8 Responses to “Does Mysterious Math Law Really Predict The Size Of Our Cities?”

  1. Nada Says:

    Is this 3D ribbon chart really the best way to represent this data? I’m finding it a little ambiguous.

  2. Ronnie Says:

    Complete bollocks for the UK

    London 10m , Glasgow 1m

  3. secretivek Says:

    basically, the law doesn’t hold at all. It doesn’t work for large countries (China, India, US), works for one large country (Brazil), and fails again for other large countries (Indonesian, Russia, Bangladesh, Japan.

    It fails for France, the UK, Australia, Greece, Argentina, and Texas, and Mexico. What countries does it actually even work for?

  4. AlexB Says:

    No, it doesn’t seem to work. I think it might be interesting to take all the cities in the world and create a similar chart. If it isn’t true for the whole, it probably isn’t true for the parts. Worldwide, doesn’t population by city decline linearly or exponentially, as theorized by Zipf? Maybe, it would be possible to classify cities by their status and proceed from there. For example, it seems that the megalopoli of the world tend to fall in the 20-25 million range. They are often major world capitals and international business centers. Their existence precludes the existence of anything sumilar happening close by. Megacities are created by internal population. Either the city in question is a major destination or it isn’t. Within a given country, power tends to concentrate. Power draws power. If a city is a tier 2 city it has other characteristics. Los Angeles is a major center for the western Unites States and some of northern Mexico, but New York has the most power. Guadalajara will never be as powerful or populous as Mexico City. As much as LA grows, for example, it will never have the UN or the NYSE, or a variety of other critical institutions, each of which draws additional people and additional institutions. Perhaps there is a ratio that can describe the additional population that a tier 1 city can draw versus a tier 2 city, regardless of the country. Dividinf the results by country doesn’t make as much sense, because in large, populous countries, there is enough room and people for more tier 1 and 2 cities.

  5. James D Says:

    Ronnie, those aren’t even Britain’s two largest cities. And your figures aren’t accurate. The population of the Greater London Urban Area is 8,278,251. Greater Glasgow is fifth with 1,168,270.
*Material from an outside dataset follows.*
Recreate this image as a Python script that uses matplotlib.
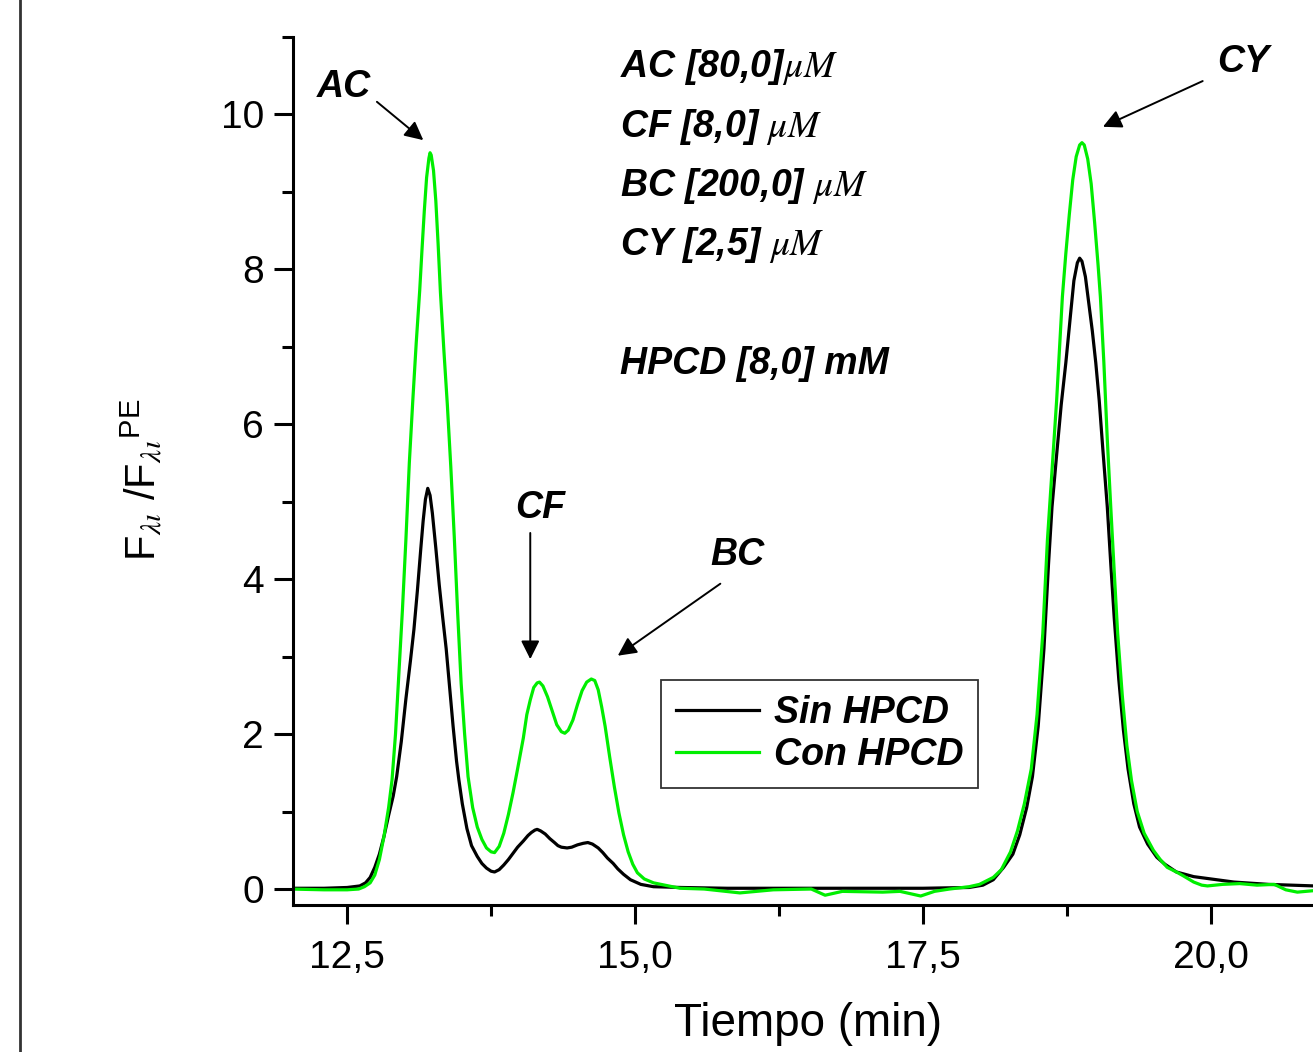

    As it happens, Britain does show some horrible random variation in its top two: Greater London overperforms, whilst the West Midlands underperforms (no surprise there then). And in America, the random variation is largely that New York isn’t as big as you would predict it to be.

    The trends actually look good as they go along. I dare say they’d fit better if scaled so, say, the tenth largest city was the point at which the curve was intersected, as small sample size, population fluctuation (e.g. Los Angeles overhauling Chicago), and public policy are always going to have the greatest effects at the top end.

    There’s also some similarity to Benford’s Law going on. I wonder if Zipf’s Law can be re-expressed as something like y = k log[n](1+1/x), where y is the population of the city, k is a constant, n is the total number of cities, and x is the rank.

  6. Nathanael Says:

    I expect iIt’s due to network effects — cities form something close to a scale-free network. Like links on the World Wide Web. Population is roughly proportional to number of visitors, because we’re an essentially trade-based economy, and number of visitors is proportional to number of links.

  7. The Zipf Line « Demography+ Says:

    [...] from varied countries that demonstrate or test Zipf’s construct. A good one can be found at the Infrastructurist blog site. Another site I found provides a compilation of cities by size for most of the major [...]

  8. David Levinson Says:

    The flow of links on a network resembles Zipf’s Law, with few large (high flow) links and more smaller links (See e.g. Levinson, David and Bhanu Yerra (2006) Self Organization of Surface Transportation Networks Transportation Science 40(2) 179-188. Whether the largest link is twice the second largest link I think is secondary to the general power law structure. Zipf’s law is static, and the real world is dynamic, so any overtaking by one city of another city will break a strict interpretation.